* begin *

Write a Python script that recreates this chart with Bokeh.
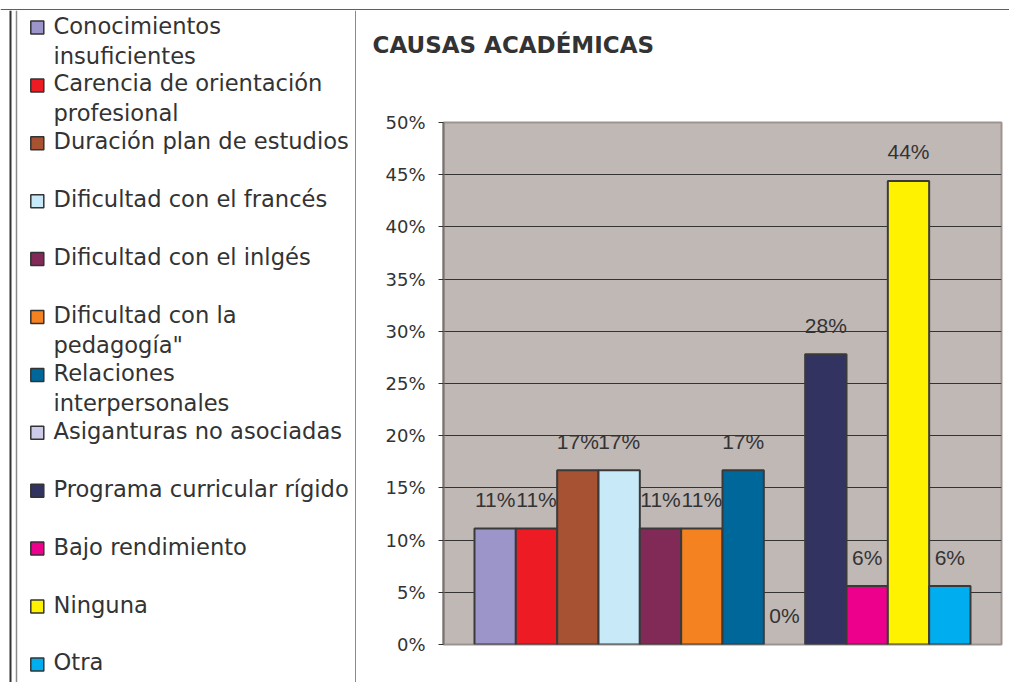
from bokeh.plotting import figure
from bokeh.layouts import row, column
from bokeh.models import Range1d, FixedTicker, PrintfTickFormatter, ColumnDataSource
from bokeh.core.properties import value
from bokeh.embed import file_html
from bokeh.resources import INLINE

# ---------------- data ----------------
chart_title = "CAUSAS ACADÉMICAS"
categories = [
    "Conocimientos\ninsuficientes",
    "Carencia de orientación\nprofesional",
    "Duración plan de estudios",
    "Dificultad con el francés",
    "Dificultad con el inlgés",
    "Dificultad con la\npedagogía\"",
    "Relaciones\ninterpersonales",
    "Asiganturas no asociadas",
    "Programa curricular rígido",
    "Bajo rendimiento",
    "Ninguna",
    "Otra",
]
percent = [11.1, 11.1, 16.7, 16.7, 11.1, 11.1, 16.7, 0.0, 27.8, 5.6, 44.4, 5.6]
pct_labels = ["11%", "11%", "17%", "17%", "11%", "11%", "17%", "0%", "28%", "6%", "44%", "6%"]
colors = ["#9b95c9", "#ed1c24", "#a65233", "#c7e9f8", "#822a57", "#f58220",
          "#00679a", "#ccccea", "#333361", "#ec008c", "#fff200", "#00aeef"]
y_ticks = [0, 5, 10, 15, 20, 25, 30, 35, 40, 45, 50]

TEXT = "#333333"
DARK = "#333333"
GRAY = "#8a8a8a"

W, H = 1009, 684
SH = 10           # top strip height
BS = 2            # bottom strip height
LW = 356          # legend panel width
RW = W - LW       # chart panel width
BH = H - SH - BS  # body height
TH = 100          # title panel height


def blank(width, height):
    f = figure(width=width, height=height, x_range=Range1d(0, width),
               y_range=Range1d(height, 0), min_border=0, toolbar_location=None,
               output_backend="svg", x_axis_location=None, y_axis_location=None,
               outline_line_color=None)
    f.grid.visible = False
    return f


# ---------------- top strip ----------------
strip = blank(W, SH)
strip.segment(x0=[0], y0=[8], x1=[W], y1=[8], line_color="#2a2a2a", line_width=2.5)
strip.segment(x0=[10], y0=[8], x1=[10], y1=[SH], line_color=DARK, line_width=2)
strip.segment(x0=[16], y0=[9], x1=[16], y1=[SH], line_color=GRAY, line_width=1.5)
strip.segment(x0=[355.5], y0=[9], x1=[355.5], y1=[SH], line_color=GRAY, line_width=2)

# ---------------- legend panel ----------------
leg = blank(LW, BH)
first_y, step, line_gap = 15.0, 57.9, 30.0
base = [first_y + step * i for i in range(len(categories))]
tx, ty, tt = [], [], []
for b, c in zip(base, categories):
    for k, t in enumerate(c.split("\n")):
        tx.append(53)
        ty.append(b + k * line_gap)
        tt.append(t)

leg.rect(x=[36.8] * len(base), y=[b + 2 for b in base], width=13, height=13,
         fill_color=colors, line_color=DARK, line_width=1.5)
leg.text(x=tx, y=ty, text=tt, text_font=value("DejaVu Sans"), text_font_size="22.6px",
         text_color=TEXT, text_baseline="alphabetic", text_align="left")
leg.segment(x0=[10], y0=[0], x1=[10], y1=[BH], line_color=DARK, line_width=2)
leg.segment(x0=[16], y0=[0], x1=[16], y1=[BH], line_color=GRAY, line_width=1.5)
leg.segment(x0=[355.5], y0=[0], x1=[355.5], y1=[BH], line_color=GRAY, line_width=2)

# ---------------- title panel ----------------
tf = blank(RW, TH)
tf.text(x=[16], y=[34], text=[chart_title], text_font=value("DejaVu Sans"),
        text_font_style="bold", text_font_size="23px", text_color=TEXT,
        text_baseline="alphabetic", text_align="left")

# ---------------- chart ----------------
p = figure(width=RW, height=BH - TH, x_range=Range1d(-1.25, 12.25), y_range=Range1d(0, 50),
           min_border_left=87, min_border_right=8, min_border_top=12, min_border_bottom=38,
           toolbar_location=None, output_backend="svg", x_axis_location=None,
           background_fill_color="#c0b8b5", border_fill_color="white",
           outline_line_color="#9d948f", outline_line_width=2)

p.yaxis.ticker = FixedTicker(ticks=y_ticks)
p.yaxis.formatter = PrintfTickFormatter(format="%d%%")
p.yaxis.major_label_text_font = "DejaVu Sans"
p.yaxis.major_label_text_font_size = "18px"
p.yaxis.major_label_text_color = TEXT
p.yaxis.axis_line_color = "#7a7270"
p.yaxis.axis_line_width = 2
p.yaxis.major_tick_line_color = DARK
p.yaxis.major_tick_out = 5
p.yaxis.major_tick_in = 0
p.yaxis.minor_tick_line_color = None
p.yaxis.major_label_standoff = 13

p.xgrid.visible = False
p.ygrid.ticker = FixedTicker(ticks=y_ticks[1:-1])
p.ygrid.grid_line_color = DARK
p.ygrid.grid_line_width = 1

src = ColumnDataSource(dict(
    x=list(range(len(percent))),
    top=percent,
    color=colors,
    line=["#3a3a3a" if v > 0 else None for v in percent],
    label=pct_labels,
))
p.vbar(x="x", top="top", bottom=0, width=1, fill_color="color", line_color="line",
       line_width=2, source=src)
p.text(x="x", y="top", text="label", y_offset=-29, text_align="center",
       text_baseline="alphabetic", text_font=value("Liberation Sans"),
       text_font_size="21px", text_color=TEXT, source=src)

# ---------------- bottom strip ----------------
bstrip = blank(W, BS)
bstrip.segment(x0=[10], y0=[0], x1=[10], y1=[0.5], line_color=DARK, line_width=2)
bstrip.segment(x0=[16], y0=[0], x1=[16], y1=[BS], line_color=GRAY, line_width=1.5)
bstrip.segment(x0=[0], y0=[1.5], x1=[W], y1=[1.5], line_color=GRAY, line_width=1)

# nesting keeps Bokeh from aligning the frames of sibling plots
layout = column(strip, row(leg, column(tf, column(p))), bstrip)

open("out.html", "w").write(file_html(layout, INLINE))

* end *

> [Given problem]
Output the material word for word, omitting its pictures.

> [Response for this exercise]
Write a Python script that recreates this chart with Bokeh.
from bokeh.plotting import figure
from bokeh.layouts import row, column
from bokeh.models import Range1d, FixedTicker, PrintfTickFormatter, ColumnDataSource
from bokeh.core.properties import value
from bokeh.embed import file_html
from bokeh.resources import INLINE

# ---------------- data ----------------
chart_title = "CAUSAS ACADÉMICAS"
categories = [
    "Conocimientos\ninsuficientes",
    "Carencia de orientación\nprofesional",
    "Duración plan de estudios",
    "Dificultad con el francés",
    "Dificultad con el inlgés",
    "Dificultad con la\npedagogía\"",
    "Relaciones\ninterpersonales",
    "Asiganturas no asociadas",
    "Programa curricular rígido",
    "Bajo rendimiento",
    "Ninguna",
    "Otra",
]
percent = [11.1, 11.1, 16.7, 16.7, 11.1, 11.1, 16.7, 0.0, 27.8, 5.6, 44.4, 5.6]
pct_labels = ["11%", "11%", "17%", "17%", "11%", "11%", "17%", "0%", "28%", "6%", "44%", "6%"]
colors = ["#9b95c9", "#ed1c24", "#a65233", "#c7e9f8", "#822a57", "#f58220",
          "#00679a", "#ccccea", "#333361", "#ec008c", "#fff200", "#00aeef"]
y_ticks = [0, 5, 10, 15, 20, 25, 30, 35, 40, 45, 50]

TEXT = "#333333"
DARK = "#333333"
GRAY = "#8a8a8a"

W, H = 1009, 684
SH = 10           # top strip height
BS = 2            # bottom strip height
LW = 356          # legend panel width
RW = W - LW       # chart panel width
BH = H - SH - BS  # body height
TH = 100          # title panel height


def blank(width, height):
    f = figure(width=width, height=height, x_range=Range1d(0, width),
               y_range=Range1d(height, 0), min_border=0, toolbar_location=None,
               output_backend="svg", x_axis_location=None, y_axis_location=None,
               outline_line_color=None)
    f.grid.visible = False
    return f


# ---------------- top strip ----------------
strip = blank(W, SH)
strip.segment(x0=[0], y0=[8], x1=[W], y1=[8], line_color="#2a2a2a", line_width=2.5)
strip.segment(x0=[10], y0=[8], x1=[10], y1=[SH], line_color=DARK, line_width=2)
strip.segment(x0=[16], y0=[9], x1=[16], y1=[SH], line_color=GRAY, line_width=1.5)
strip.segment(x0=[355.5], y0=[9], x1=[355.5], y1=[SH], line_color=GRAY, line_width=2)

# ---------------- legend panel ----------------
leg = blank(LW, BH)
first_y, step, line_gap = 15.0, 57.9, 30.0
base = [first_y + step * i for i in range(len(categories))]
tx, ty, tt = [], [], []
for b, c in zip(base, categories):
    for k, t in enumerate(c.split("\n")):
        tx.append(53)
        ty.append(b + k * line_gap)
        tt.append(t)

leg.rect(x=[36.8] * len(base), y=[b + 2 for b in base], width=13, height=13,
         fill_color=colors, line_color=DARK, line_width=1.5)
leg.text(x=tx, y=ty, text=tt, text_font=value("DejaVu Sans"), text_font_size="22.6px",
         text_color=TEXT, text_baseline="alphabetic", text_align="left")
leg.segment(x0=[10], y0=[0], x1=[10], y1=[BH], line_color=DARK, line_width=2)
leg.segment(x0=[16], y0=[0], x1=[16], y1=[BH], line_color=GRAY, line_width=1.5)
leg.segment(x0=[355.5], y0=[0], x1=[355.5], y1=[BH], line_color=GRAY, line_width=2)

# ---------------- title panel ----------------
tf = blank(RW, TH)
tf.text(x=[16], y=[34], text=[chart_title], text_font=value("DejaVu Sans"),
        text_font_style="bold", text_font_size="23px", text_color=TEXT,
        text_baseline="alphabetic", text_align="left")

# ---------------- chart ----------------
p = figure(width=RW, height=BH - TH, x_range=Range1d(-1.25, 12.25), y_range=Range1d(0, 50),
           min_border_left=87, min_border_right=8, min_border_top=12, min_border_bottom=38,
           toolbar_location=None, output_backend="svg", x_axis_location=None,
           background_fill_color="#c0b8b5", border_fill_color="white",
           outline_line_color="#9d948f", outline_line_width=2)

p.yaxis.ticker = FixedTicker(ticks=y_ticks)
p.yaxis.formatter = PrintfTickFormatter(format="%d%%")
p.yaxis.major_label_text_font = "DejaVu Sans"
p.yaxis.major_label_text_font_size = "18px"
p.yaxis.major_label_text_color = TEXT
p.yaxis.axis_line_color = "#7a7270"
p.yaxis.axis_line_width = 2
p.yaxis.major_tick_line_color = DARK
p.yaxis.major_tick_out = 5
p.yaxis.major_tick_in = 0
p.yaxis.minor_tick_line_color = None
p.yaxis.major_label_standoff = 13

p.xgrid.visible = False
p.ygrid.ticker = FixedTicker(ticks=y_ticks[1:-1])
p.ygrid.grid_line_color = DARK
p.ygrid.grid_line_width = 1

src = ColumnDataSource(dict(
    x=list(range(len(percent))),
    top=percent,
    color=colors,
    line=["#3a3a3a" if v > 0 else None for v in percent],
    label=pct_labels,
))
p.vbar(x="x", top="top", bottom=0, width=1, fill_color="color", line_color="line",
       line_width=2, source=src)
p.text(x="x", y="top", text="label", y_offset=-29, text_align="center",
       text_baseline="alphabetic", text_font=value("Liberation Sans"),
       text_font_size="21px", text_color=TEXT, source=src)

# ---------------- bottom strip ----------------
bstrip = blank(W, BS)
bstrip.segment(x0=[10], y0=[0], x1=[10], y1=[0.5], line_color=DARK, line_width=2)
bstrip.segment(x0=[16], y0=[0], x1=[16], y1=[BS], line_color=GRAY, line_width=1.5)
bstrip.segment(x0=[0], y0=[1.5], x1=[W], y1=[1.5], line_color=GRAY, line_width=1)

# nesting keeps Bokeh from aligning the frames of sibling plots
layout = column(strip, row(leg, column(tf, column(p))), bstrip)

open("out.html", "w").write(file_html(layout, INLINE))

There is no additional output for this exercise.